Will COP27 be the African COP? 

COP26 kept the 1.5 degree dream alive. Now the African COP will have to ensure it becomes a reality

 

The focus is shifting from finance to Africa: COP26 was dubbed the finance COP, and next year’s climate change talks in Egypt are already being referred to as the African COP.

Egypt will host the conference in the Red Sea resort of Sharm El-Sheikh, and these climate talks will shift perspectives to the Global South’s leadership role.

African countries contribute only 4% to global emissions, yet they are among the worst hit by climate change. 

Because an African nation is playing host to the Conference of the Parties, there are high hopes that climate issues close to the heart of African nations will be advanced.
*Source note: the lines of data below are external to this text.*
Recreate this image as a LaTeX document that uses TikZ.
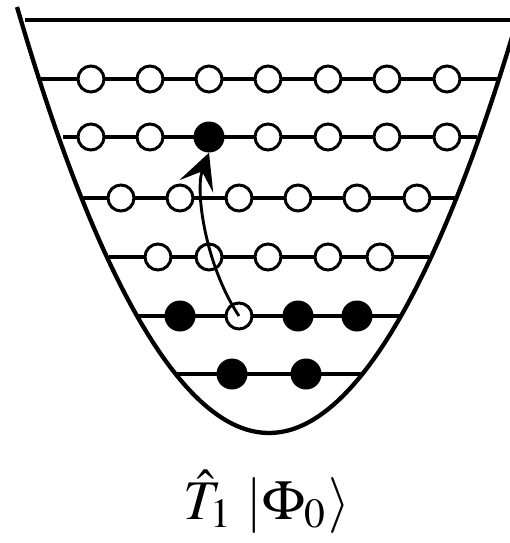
\documentclass[tikz,border=0pt]{standalone}
\usepackage{mathptmx}
\usetikzlibrary{arrows.meta}

\begin{document}
\begin{tikzpicture}[x=1pt,y=-1pt,
  well/.style={line width=4.3pt},
  level/.style={line width=3.8pt},
  empty/.style={circle,draw,line width=3pt,fill=white,
                minimum size=26pt,inner sep=0pt},
  full/.style={circle,fill=black,minimum size=31pt,inner sep=0pt},
  jump/.style={-{Stealth[length=36pt,width=36pt,inset=16pt]},line width=2.9pt}
]
\useasboundingbox (0,0) rectangle (510,543);
\clip (0,0) rectangle (510,543);

% potential well
\draw[well] (17,7) parabola bend (269,433) (521,7);
\draw[well] (25,20) -- (515,20);

% levels
\draw[level] (41,79) -- (497,79);
\draw[level] (63,137) -- (477,137);
\draw[level] (83,198) -- (455,198);
\draw[level] (109,257) -- (429,257);
\draw[level] (138,316) -- (400,316);
\draw[level] (177,374) -- (362,374);

% virtual orbitals
\node[empty] (e11) at (91,79) {};
\node[empty] (e12) at (150,79) {};
\node[empty] (e13) at (209,79) {};
\node[empty] (e14) at (268,79) {};
\node[empty] (e15) at (328,79) {};
\node[empty] (e16) at (387,79) {};
\node[empty] (e17) at (447,79) {};

\node[empty] (e21) at (91,137) {};
\node[empty] (e22) at (150,137) {};
\node[full]  (f23) at (209,137) {};
\node[empty] (e24) at (268,137) {};
\node[empty] (e25) at (328,137) {};
\node[empty] (e26) at (387,137) {};
\node[empty] (e27) at (447,137) {};

\node[empty] (e31) at (121,198) {};
\node[empty] (e32) at (180,198) {};
\node[empty] (e33) at (239,198) {};
\node[empty] (e34) at (298,198) {};
\node[empty] (e35) at (357,198) {};
\node[empty] (e36) at (417,198) {};

\node[empty] (e41) at (158,257) {};
\node[empty] (e42) at (209,257) {};
\node[empty] (e43) at (268,257) {};
\node[empty] (e44) at (328,257) {};
\node[empty] (e45) at (380,257) {};

% occupied orbitals
\node[full]  (f51) at (180,316) {};
\node[empty] (e52) at (239,316) {};
\node[full]  (f53) at (298,316) {};
\node[full]  (f54) at (357,316) {};

\node[full] (f61) at (232,374) {};
\node[full] (f62) at (306,374) {};

% single excitation
\draw[jump] (e52.center) .. controls (205,265) and (195,190) .. (f23.south);

\node[scale=5.6,anchor=base] (lbl) at (267,519) {$\hat{T}_1\;|\Phi_0\rangle$};
\end{tikzpicture}
\end{document}
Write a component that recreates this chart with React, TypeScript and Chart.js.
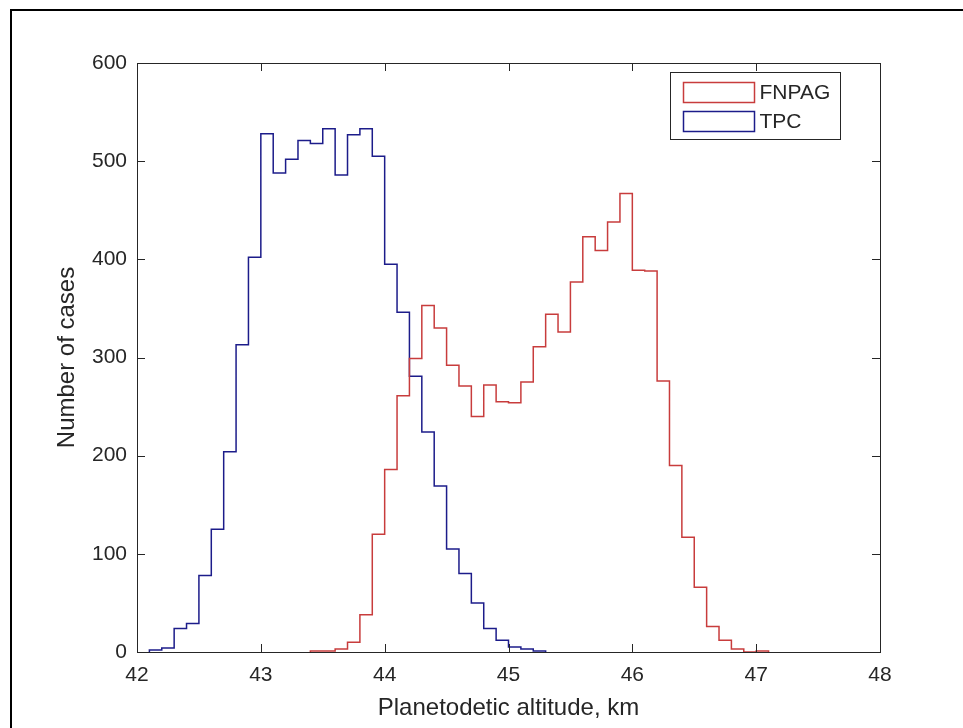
import React, { useEffect, useRef } from "react";
import { Chart, registerables } from "chart.js";

Chart.register(...registerables);

// Histogram bins (width 0.1 km), counts per bin starting at the given left edge
const binWidth = 0.1;
const fnpagStart = 43.4;
const fnpagCounts = [
  1, 1, 3, 10, 38, 120, 186, 261, 299, 353, 330, 292, 271, 240, 272, 255, 254,
  275, 311, 344, 326, 377, 423, 409, 438, 467, 389, 388, 276, 190, 117, 66, 26,
  12, 3, 0, 1,
];
const tpcStart = 42.1;
const tpcCounts = [
  2, 4, 24, 29, 78, 125, 204, 313, 402, 528, 488, 502, 521, 518, 533, 486, 527,
  533, 505, 395, 346, 281, 224, 169, 105, 80, 50, 24, 12, 5, 3, 1,
];
const seriesLabels = ["FNPAG", "TPC"];
const xTicks = [42, 43, 44, 45, 46, 47, 48];
const yTicks = [0, 100, 200, 300, 400, 500, 600];
const xTitle = "Planetodetic altitude, km";
const yTitle = "Number of cases";

const FONT = "'Liberation Sans', Arial, Helvetica, sans-serif";
const AXIS_COLOR = "#262626";
const RED = "#c83c3c";
const BLUE = "#1c1c8a";

function stairs(start: number, counts: number[]) {
  const pts: { x: number; y: number }[] = [{ x: start, y: 0 }];
  counts.forEach((c, i) => {
    pts.push({ x: Math.round((start + i * binWidth) * 10) / 10, y: c });
  });
  pts.push({ x: Math.round((start + counts.length * binWidth) * 10) / 10, y: 0 });
  return pts;
}

const boxPlugin = {
  id: "matlabBox",
  afterDatasetsDraw(chart: any) {
    const { ctx, chartArea: a, scales } = chart;
    ctx.save();
    ctx.strokeStyle = AXIS_COLOR;
    ctx.lineWidth = 1;
    ctx.strokeRect(Math.round(a.left) + 0.5, Math.round(a.top) + 0.5, Math.round(a.right - a.left), Math.round(a.bottom - a.top));
    const tl = 8;
    ctx.beginPath();
    xTicks.forEach((v) => {
      const px = Math.round(scales.x.getPixelForValue(v)) + 0.5;
      ctx.moveTo(px, a.bottom);
      ctx.lineTo(px, a.bottom - tl);
      ctx.moveTo(px, a.top);
      ctx.lineTo(px, a.top + tl);
    });
    yTicks.forEach((v) => {
      const py = Math.round(scales.y.getPixelForValue(v)) + 0.5;
      ctx.moveTo(a.left, py);
      ctx.lineTo(a.left + tl, py);
      ctx.moveTo(a.right, py);
      ctx.lineTo(a.right - tl, py);
    });
    ctx.stroke();
    ctx.restore();
  },
  afterDraw(chart: any) {
    const { ctx, chartArea: a } = chart;
    const w = 170;
    const h = 67;
    const x0 = Math.round(a.right - 40 - w) + 0.5;
    const y0 = Math.round(a.top + 9) + 0.5;
    ctx.save();
    ctx.fillStyle = "#ffffff";
    ctx.fillRect(x0, y0, w, h);
    ctx.strokeStyle = AXIS_COLOR;
    ctx.lineWidth = 1;
    ctx.strokeRect(x0, y0, w, h);
    chart.data.datasets.forEach((ds: any, i: number) => {
      const ry = y0 + 10 + i * 29;
      ctx.strokeStyle = ds.borderColor;
      ctx.lineWidth = 1.5;
      ctx.strokeRect(x0 + 13, ry, 71, 20);
      ctx.fillStyle = AXIS_COLOR;
      ctx.font = `21px ${FONT}`;
      ctx.textBaseline = "middle";
      ctx.textAlign = "left";
      ctx.fillText(ds.label, x0 + 89, ry + 11);
    });
    ctx.restore();
  },
};

export default function App() {
  const ref = useRef<HTMLCanvasElement>(null);
  useEffect(() => {
    if (!ref.current) return;
    const chart = new Chart(ref.current, {
      type: "line",
      data: {
        datasets: [
          {
            label: seriesLabels[0],
            data: stairs(fnpagStart, fnpagCounts),
            borderColor: RED,
            borderWidth: 1.5,
            pointRadius: 0,
            fill: false,
            stepped: "before",
          },
          {
            label: seriesLabels[1],
            data: stairs(tpcStart, tpcCounts),
            borderColor: BLUE,
            borderWidth: 1.5,
            pointRadius: 0,
            fill: false,
            stepped: "before",
          },
        ],
      },
      options: {
        responsive: false,
        animation: false,
        layout: { padding: { left: 0, top: 63, right: 83, bottom: 0 } },
        plugins: { legend: { display: false }, tooltip: { enabled: false } },
        scales: {
          x: {
            type: "linear",
            min: 42,
            max: 48,
            afterBuildTicks: (s: any) => {
              s.ticks = xTicks.map((v) => ({ value: v }));
            },
            afterFit: (s: any) => {
              s.height = 76;
            },
            grid: { display: false, drawTicks: false },
            border: { display: false },
            ticks: { color: AXIS_COLOR, padding: 11, font: { family: FONT, size: 21 } },
            title: {
              display: true,
              text: xTitle,
              color: AXIS_COLOR,
              font: { family: FONT, size: 24 },
              padding: { top: 0, bottom: 5 },
            },
          },
          y: {
            type: "linear",
            min: 0,
            max: 600,
            afterBuildTicks: (s: any) => {
              s.ticks = yTicks.map((v) => ({ value: v }));
            },
            afterFit: (s: any) => {
              s.width = 137;
            },
            grid: { display: false, drawTicks: false },
            border: { display: false },
            ticks: { color: AXIS_COLOR, padding: 10, font: { family: FONT, size: 21 } },
            title: {
              display: true,
              text: yTitle,
              color: AXIS_COLOR,
              font: { family: FONT, size: 24 },
              padding: { top: 53, bottom: 0 },
            },
          },
        },
      },
      plugins: [boxPlugin],
    });
    return () => chart.destroy();
  }, []);
  return (
    <div style={{ position: "fixed", left: 0, top: 0, width: 963, height: 728, background: "#fff", overflow: "hidden" }}>
      <canvas ref={ref} width={963} height={728} style={{ display: "block" }} />
      <div
        style={{
          position: "absolute",
          left: 10,
          top: 9,
          width: 1000,
          height: 800,
          borderLeft: "2px solid #000",
          borderTop: "2px solid #000",
          pointerEvents: "none",
        }}
      />
    </div>
  );
}
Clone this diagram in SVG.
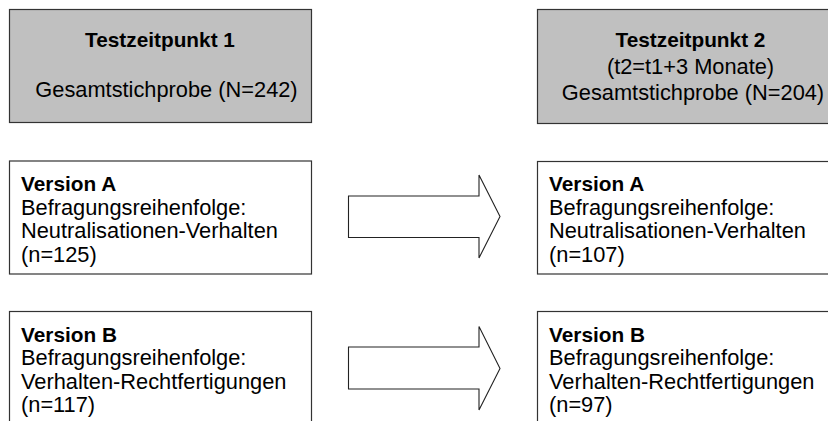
<svg xmlns="http://www.w3.org/2000/svg" width="828" height="421" viewBox="0 0 828 421">
  <style>
    .box { fill: #ffffff; stroke: #333333; stroke-width: 1.2; }
    .head { fill: #c0c0c0; stroke: #333333; stroke-width: 1.2; }
    .arrow { fill: #ffffff; stroke: #222222; stroke-width: 1.1; stroke-linejoin: miter; }
    text { font-family: "Liberation Sans", Arial, Helvetica, sans-serif; fill: #000000; }
    .b { font-weight: bold; font-size: 20.8px; }
    .r { font-size: 21.8px; }
    .c { text-anchor: middle; }
  </style>
  <rect width="828" height="421" fill="#ffffff"/>

  <!-- time point headers -->
  <g id="t1">
    <rect class="head" x="9.5" y="9.5" width="302" height="113"/>
    <text class="b c" x="160" y="46.5">Testzeitpunkt 1</text>
    <text class="r c" x="166.5" y="97">Gesamtstichprobe (N=242)</text>
  </g>
  <g id="t2">
    <rect class="head" x="537.5" y="9.5" width="310" height="114"/>
    <text class="b c" x="690.5" y="46.5">Testzeitpunkt 2</text>
    <text class="r c" x="690.5" y="73.5">(t2=t1+3 Monate)</text>
    <text class="r c" x="693" y="100">Gesamtstichprobe (N=204)</text>
  </g>

  <!-- version A -->
  <g id="a1">
    <rect class="box" x="9.5" y="161" width="302" height="113"/>
    <text class="b" x="21" y="191">Version A</text>
    <text class="r" x="21" y="214.5">Befragungsreihenfolge:</text>
    <text class="r" x="21" y="238">Neutralisationen-Verhalten</text>
    <text class="r" x="21" y="261.5">(n=125)</text>
  </g>
  <g id="a2">
    <rect class="box" x="537.5" y="161.5" width="310" height="112.5"/>
    <text class="b" x="549" y="191">Version A</text>
    <text class="r" x="549" y="214.5">Befragungsreihenfolge:</text>
    <text class="r" x="549" y="238">Neutralisationen-Verhalten</text>
    <text class="r" x="549" y="261.5">(n=107)</text>
  </g>

  <!-- version B -->
  <g id="b1">
    <rect class="box" x="9.5" y="311.5" width="302" height="120"/>
    <text class="b" x="21" y="341.5">Version B</text>
    <text class="r" x="21" y="365">Befragungsreihenfolge:</text>
    <text class="r" x="21" y="388.5">Verhalten-Rechtfertigungen</text>
    <text class="r" x="21" y="412">(n=117)</text>
  </g>
  <g id="b2">
    <rect class="box" x="537.5" y="311.5" width="310" height="120"/>
    <text class="b" x="549" y="341.5">Version B</text>
    <text class="r" x="549" y="365">Befragungsreihenfolge:</text>
    <text class="r" x="549" y="388.5">Verhalten-Rechtfertigungen</text>
    <text class="r" x="549" y="412">(n=97)</text>
  </g>

  <!-- block arrows between time points -->
  <g id="connectors">
    <polygon class="arrow" points="348.5,196 479,196 479,175 500,216.5 479,258 479,237.5 348.5,237.5"/>
    <polygon class="arrow" points="348.5,347 479,347 479,326.5 500,368.5 479,410 479,389 348.5,389"/>
  </g>
</svg>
But the global stakes are high as well. 

The key priorities for COP27 will evolve around climate finance, adaptation, and loss and damage. But nudging countries towards more ambitious targets will take centre stage. 

COP26 may have kept the dream of keeping global warming below 1.5 degrees, but the world knows that future climate talks will have to deliver more ambition.

Next year’s summit has much work to do. Hopefully the year in between the climate talks will give the parties the chance to update their national plans on greenhouse gas emissions with more ambitious targets. 

There will also be a push to probe and fix adaptation gaps in the talks.

Olumide Abimbola, a political economist and executive director of the Africa Policy Research Institute, was looking forward to a better conversation around adaptation at COP27.

“We’re looking to see more action and less talk,” he said at a media briefing in Glasgow.

He said the conversation around the decarbonisation of companies has to be part of the planning towards COP27. 

Vicky Sins, climate and energy lead at the World Benchmarking Alliance,  agreed with Abombola and said it was crucial for the talks in Egypt to bring transparency to the forefront about what companies were doing. 

“We need to make it transparent what the impacts  are of decarbonisation at COP27,” she said. 

The need for climate finance remains great and that needs to be brought back to COP27, Sins explained. This can only happen if there is true transparency about what companies are doing. 

Climate finance will still be a big talking point at the climate talks in Egypt, with more countries looking for funds to help them shed their dependency on coal. 

South Africa’s head of climate finance and innovation at the Presidential Climate Commission, Dipak Patel, said South Africa would be going to COP27 with a clearly planned financial package that will help the country get to net zero in South Africa’s own context. 

One of the issues that will once again be in the spotlight at COP27 is loss and damage. Although a big part of the negotiations in Glasgow, nothing concrete has been decided and climate change lobbyists  would like this resolved at COP27. 

Abimbola added that there had to be better structure around the conversation on loss and damage.